Here is the code after a few more method extractions. Check the comments please and feel free to ask if something isn't clear.
public void importTdatFile(final String fileUrl) throws MyAppException {
try {
doImport(fileUrl);
} catch (final IOException e) {
// MalformedURLException is a subclass of IOException
throw new MyAppException("Cannot import", e);
}
}
private void doImport(final String fileUrl) throws IOException {
BufferedReader reader = null;
BufferedWriter writer = null;
try {
reader = getReader(fileUrl);
writer = getWriter();
while (reader.ready()) {
final String line = reader.readLine();
final Map<String, String> results = processLine(line);
filterResults(results);
final String jsonLine = getJsonLine(results);
writer.write(jsonLine);
}
} finally {
closeQuetly(reader);
closeQuetly(writer);
}
}
private BufferedReader getReader(final String fileUrl) throws IOException {
final InputStream stream = getStream(fileUrl);
final BufferedReader reader = createGzipReader(stream);
return reader;
}
private InputStream getStream(final String fileUrl)
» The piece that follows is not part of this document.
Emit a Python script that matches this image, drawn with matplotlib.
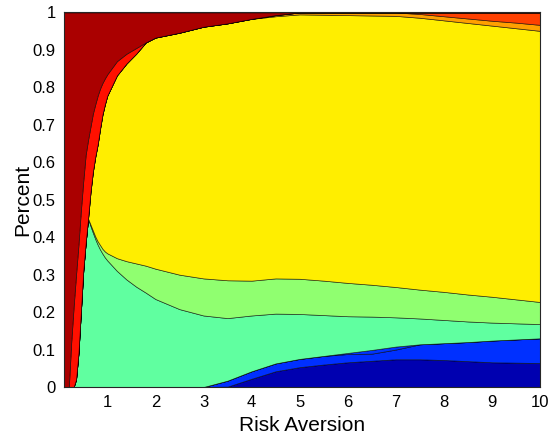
import matplotlib
matplotlib.use('Agg')
import matplotlib.pyplot as plt

plt.rcParams['font.family'] = ['Liberation Sans', 'DejaVu Sans']

# risk aversion grid
risk_aversion = [0.1, 0.15, 0.2, 0.25, 0.3, 0.35, 0.4, 0.45, 0.5, 0.55,
                 0.6, 0.65, 0.7, 0.75, 0.8, 0.85, 0.9, 0.95, 1.0, 1.2,
                 1.4, 1.6, 1.8, 2.0, 2.5, 3.0, 3.5, 4.0, 4.5, 5.0,
                 5.5, 6.0, 6.5, 7.0, 7.5, 8.0, 8.5, 9.0, 9.5, 10.0]

# portfolio shares, bottom layer first
dark_blue = [0, 0, 0, 0, 0, 0, 0, 0, 0, 0,
             0, 0, 0, 0, 0, 0, 0, 0, 0, 0,
             0, 0, 0, 0, 0, 0, 0.001, 0.022, 0.042, 0.053,
             0.06, 0.066, 0.07, 0.074, 0.074, 0.072, 0.069, 0.066, 0.065, 0.064]
blue = [0, 0, 0, 0, 0, 0, 0, 0, 0, 0,
        0, 0, 0, 0, 0, 0, 0, 0, 0, 0,
        0, 0, 0, 0, 0, 0, 0.016, 0.02, 0.021, 0.022,
        0.023, 0.022, 0.019, 0.026, 0.04, 0.045, 0.051, 0.058, 0.062, 0.066]
blue2 = [0, 0, 0, 0, 0, 0, 0, 0, 0, 0,
         0, 0, 0, 0, 0, 0, 0, 0, 0, 0,
         0, 0, 0, 0, 0, 0, 0, 0, 0, 0,
         0, 0.003, 0.01, 0.008, 0, 0, 0, 0, 0, 0]
cyan = [0, 0, 0, 0, 0, 0.02, 0.09, 0.2, 0.31, 0.385,
        0.45, 0.43, 0.412, 0.395, 0.38, 0.367, 0.356, 0.346, 0.338, 0.31,
        0.287, 0.268, 0.252, 0.235, 0.208, 0.191, 0.167, 0.149, 0.133, 0.12,
        0.109, 0.098, 0.089, 0.078, 0.069, 0.062, 0.055, 0.048, 0.043, 0.038]
light_green = [0, 0, 0, 0, 0, 0, 0, 0, 0, 0,
               0, 0.004, 0.006, 0.007, 0.009, 0.012, 0.013, 0.016, 0.019, 0.034,
               0.049, 0.062, 0.072, 0.081, 0.092, 0.099, 0.101, 0.093, 0.094, 0.094,
               0.092, 0.089, 0.085, 0.081, 0.077, 0.075, 0.072, 0.069, 0.064, 0.059]
yellow = [0, 0, 0, 0, 0, 0, 0, 0, 0, 0,
          0, 0.086, 0.157, 0.213, 0.259, 0.311, 0.359, 0.393, 0.421, 0.488,
          0.528, 0.56, 0.596, 0.617, 0.646, 0.672, 0.686, 0.699, 0.70, 0.706,
          0.71, 0.715, 0.719, 0.724, 0.726, 0.725, 0.725, 0.724, 0.724, 0.724]
orange = [0, 0, 0, 0, 0, 0, 0, 0, 0, 0,
          0, 0, 0, 0, 0, 0, 0, 0, 0, 0,
          0, 0, 0, 0, 0, 0, 0, 0, 0.003, 0.005,
          0.006, 0.007, 0.008, 0.009, 0.01, 0.011, 0.012, 0.013, 0.015, 0.016]
red_orange = [0, 0, 0, 0, 0, 0, 0, 0, 0, 0,
              0, 0, 0, 0, 0, 0, 0, 0, 0, 0,
              0, 0, 0, 0, 0, 0, 0, 0, 0, 0,
              0, 0, 0, 0, 0.004, 0.01, 0.016, 0.022, 0.027, 0.033]
red = [0, 0, 0, 0.12, 0.215, 0.28, 0.29, 0.27, 0.24, 0.235,
       0.21, 0.175, 0.155, 0.14, 0.13, 0.107, 0.084, 0.069, 0.057, 0.038,
       0.026, 0.015, 0, 0, 0, 0, 0, 0, 0, 0,
       0, 0, 0, 0, 0, 0, 0, 0, 0, 0]
dark_red = [1, 1, 1, 0.88, 0.785, 0.70, 0.62, 0.53, 0.45, 0.38,
            0.34, 0.305, 0.27, 0.245, 0.222, 0.203, 0.188, 0.176, 0.165, 0.13,
            0.11, 0.095, 0.08, 0.067, 0.054, 0.038, 0.029, 0.017, 0.007, 0,
            0, 0, 0, 0, 0, 0, 0, 0, 0, 0]

layers = [dark_blue, blue, blue2, cyan, light_green, yellow,
          orange, red_orange, red, dark_red]
colors = ['#0000B0', '#0030FF', '#0034FF', '#60FFA0', '#90FF70', '#FFEE00',
          '#FFA000', '#FF4000', '#FF1000', '#AA0000']

fig = plt.figure(figsize=(5.51, 4.34), dpi=100)
ax = fig.add_axes([0.1162, 0.1083, 0.8639, 0.8629])

ax.stackplot(risk_aversion, layers, colors=colors,
             edgecolor=(0, 0, 0, 0.7), linewidth=0.5)

ax.set_xlim(0.1, 10)
ax.set_ylim(0, 1)
ax.set_xticks(range(1, 11))
yt = [i / 10 for i in range(11)]
ax.set_yticks(yt)
ax.set_yticklabels(['0'] + ['%.1f' % v for v in yt[1:-1]] + ['1'])
ax.tick_params(length=0, labelsize=12, pad=6)

for s in ax.spines.values():
    s.set_color('#262626')
    s.set_linewidth(0.8)

ax.set_xlabel('Risk Aversion', fontsize=15, labelpad=4)
ax.set_ylabel('Percent', fontsize=15, labelpad=0)

plt.savefig('out.png', dpi=100)
plt.close()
throws MalformedURLException, IOException {
final InputStream stream;
// I don't really like this 'if' here
if (isGzipFile(fileUrl)) {
// I'm not sure that the condition is correct for classpath loading
// or not
stream = ClassLoader.getSystemResourceAsStream(fileUrl);
// I would put this println to somewhere else (after refactoring the 'if')
System.out.println("Using tdat header from classes directory");
} else {
final URL url = new URL(fileUrl);
stream = url.openStream();
}
return stream;
}
private BufferedReader createGzipReader(final InputStream stream)
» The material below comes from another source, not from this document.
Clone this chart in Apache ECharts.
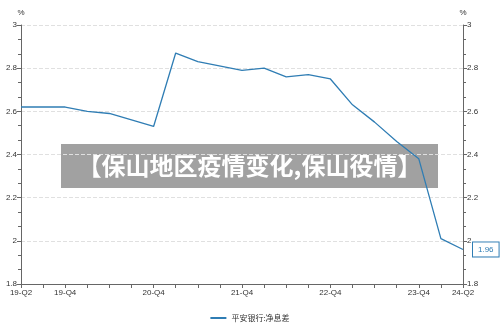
<!DOCTYPE html>
<html>
<head>
<meta charset="utf-8">
<script src="https://cdn.jsdelivr.net/npm/echarts@6/dist/echarts.min.js"></script>
<style>html,body{margin:0;padding:0;background:#fff}#c{width:500px;height:333px}</style>
</head>
<body>
<div id="c"></div>
<script>
var categories = ['19-Q2','19-Q3','19-Q4','20-Q1','20-Q2','20-Q3','20-Q4','21-Q1','21-Q2','21-Q3','21-Q4','22-Q1','22-Q2','22-Q3','22-Q4','23-Q1','23-Q2','23-Q3','23-Q4','24-Q1','24-Q2'];
var nimValues = [2.62, null, 2.62, 2.60, 2.59, null, 2.53, 2.87, 2.83, null, 2.79, 2.80, 2.76, 2.77, 2.75, 2.63, 2.55, 2.46, 2.38, 2.01, 1.96];
var shownLabels = ['19-Q2','19-Q4','20-Q4','21-Q4','22-Q4','23-Q4','24-Q2'];
var seriesName = '平安银行:净息差';
var watermark = '【保山地区疫情变化,保山役情】';

var chart = echarts.init(document.getElementById('c'), null, {renderer: 'canvas'});
var font = 'Liberation Sans, Arial, sans-serif';
var lineColor = '#2f7db4';
var yAxisCommon = {
  type: 'value', min: 1.8, max: 3, interval: 0.2,
  name: '%', nameGap: 8,
  nameTextStyle: {fontSize: 8, color: '#333', fontFamily: font},
  axisLine: {show: true, lineStyle: {color: '#666'}},
  axisTick: {show: true, length: 4, lineStyle: {color: '#666'}},
  minorTick: {show: true, splitNumber: 3, length: 3, lineStyle: {color: '#666'}},
  splitLine: {show: true, lineStyle: {color: '#e0e0e0', type: 'dashed'}},
  axisLabel: {fontSize: 8, color: '#333', fontFamily: font, margin: 4}
};
chart.setOption({
  animation: false,
  backgroundColor: '#fff',
  grid: {left: 21, right: 37, top: 25, bottom: 49, containLabel: false},
  legend: {
    bottom: 6, left: 'center', itemWidth: 16, itemHeight: 2, icon: 'rect',
    textStyle: {fontSize: 8, color: '#333', fontFamily: 'Noto Sans CJK SC'},
    data: [seriesName]
  },
  xAxis: {
    type: 'category', data: categories, boundaryGap: false,
    axisLine: {lineStyle: {color: '#666'}},
    axisTick: {show: true, interval: 0, length: 4, lineStyle: {color: '#666'}},
    axisLabel: {
      fontSize: 8, color: '#333', fontFamily: font, margin: 5,
      interval: function (i, v) { return shownLabels.indexOf(v) >= 0; }
    }
  },
  yAxis: [
    Object.assign({}, yAxisCommon, {position: 'left', nameTextStyle: {fontSize: 8, color: '#333', fontFamily: font, align: 'center'}}),
    Object.assign({}, yAxisCommon, {position: 'right', splitLine: {show: false}, nameTextStyle: {fontSize: 8, color: '#333', fontFamily: font, align: 'center'}})
  ],
  series: [{
    name: seriesName, type: 'line', data: nimValues, connectNulls: true,
    showSymbol: false, symbol: 'none',
    lineStyle: {color: lineColor, width: 1.3},
    itemStyle: {color: lineColor},
    endLabel: {
      show: true, formatter: function (p) { return p.value; },
      color: lineColor, fontSize: 8, fontFamily: font,
      backgroundColor: '#fff', borderColor: lineColor, borderWidth: 1,
      padding: [3, 5], distance: 10
    }
  }],
  graphic: [{
    type: 'group', z: 100,
    children: [
      {type: 'rect', shape: {x: 61, y: 144, width: 377, height: 44}, style: {fill: 'rgba(0,0,0,0.37)'}},
      {type: 'text', x: 249.5, y: 166, style: {text: watermark, fill: '#fff', font: 'bold 24px "Noto Sans CJK SC"', textAlign: 'center', textVerticalAlign: 'middle'}}
    ]
  }]
});
</script>
</body>
</html>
throws IOException, UnsupportedEncodingException {
final GZIPInputStream gzipStream = new GZIPInputStream(stream);
final InputStreamReader gzipStreamReader =
new InputStreamReader(gzipStream, "UTF-8");
final BufferedReader reader = new BufferedReader(gzipStreamReader);
return reader;
}
private boolean isGzipFile(final String fileUrl) {
final String filename = getFilename(fileUrl) + ".gz";
return new File(filename).isFile();
}
private BufferedWriter getWriter() throws IOException {
// TODO: FileWriter use the default character encoding (see javadoc),
// maybe you should use a FileOutputStream with a specified encoding.
final String outputFilename = getOutputFilename();
final FileWriter fileWriter = new FileWriter(outputFilename);
return new BufferedWriter(fileWriter);
}
private String getOutputFilename() {
return catalog.getName() + ".json";
}
private Map<String, String> processLine(final String line) {
final Map<String, String> result = new HashMap<String, String>();
if (!isProcessableLine(line)) {
return result;
}
// It's hard to refactor without the internals of catalog.
final String[] fieldValues = line.split("\\|");
for (int i = 0; i < fieldValues.length; i++) {
// TODO: possible ArrayIndexOutOfBoundsException here?
final String fieldName = catalog.getFieldName(i);
final FieldData fieldData = catalog.getFieldData(fieldName);
if (catalog.fieldDataSetContains(fieldData)) {
final String fieldValue = fieldValues[i];
result.put(fieldName, fieldValue);
}
}
return result;
}
private void filterResults(final Map<String, String> results) {
removeNulls(results);
// TODO: catalog probably a field, so it should be visible inside these
// methods without passing them as a parameter
removeUnwantedFields(results, catalog);
fixFieldPrefixes(results, catalog);
fixFieldNames(results, catalog);
}
private boolean isProcessableLine(final String line) {
// TODO: A precompiled regexp maybe faster but it would be premature
// optimization, so don't do that without profiling
return line.matches("^(.*?\\|)*$");
}
private void closeQuetly(final Closeable closeable) {
if (closeable == null) {
return;
}
try {
closeable.close();
} catch (final IOException e) {
// TODO: log the exception with a logger instead of the
// printStackTrace();
e.printStackTrace();
}
}
Anyway, your streaming approach is fine, you shouldn't read the whole file into the memory.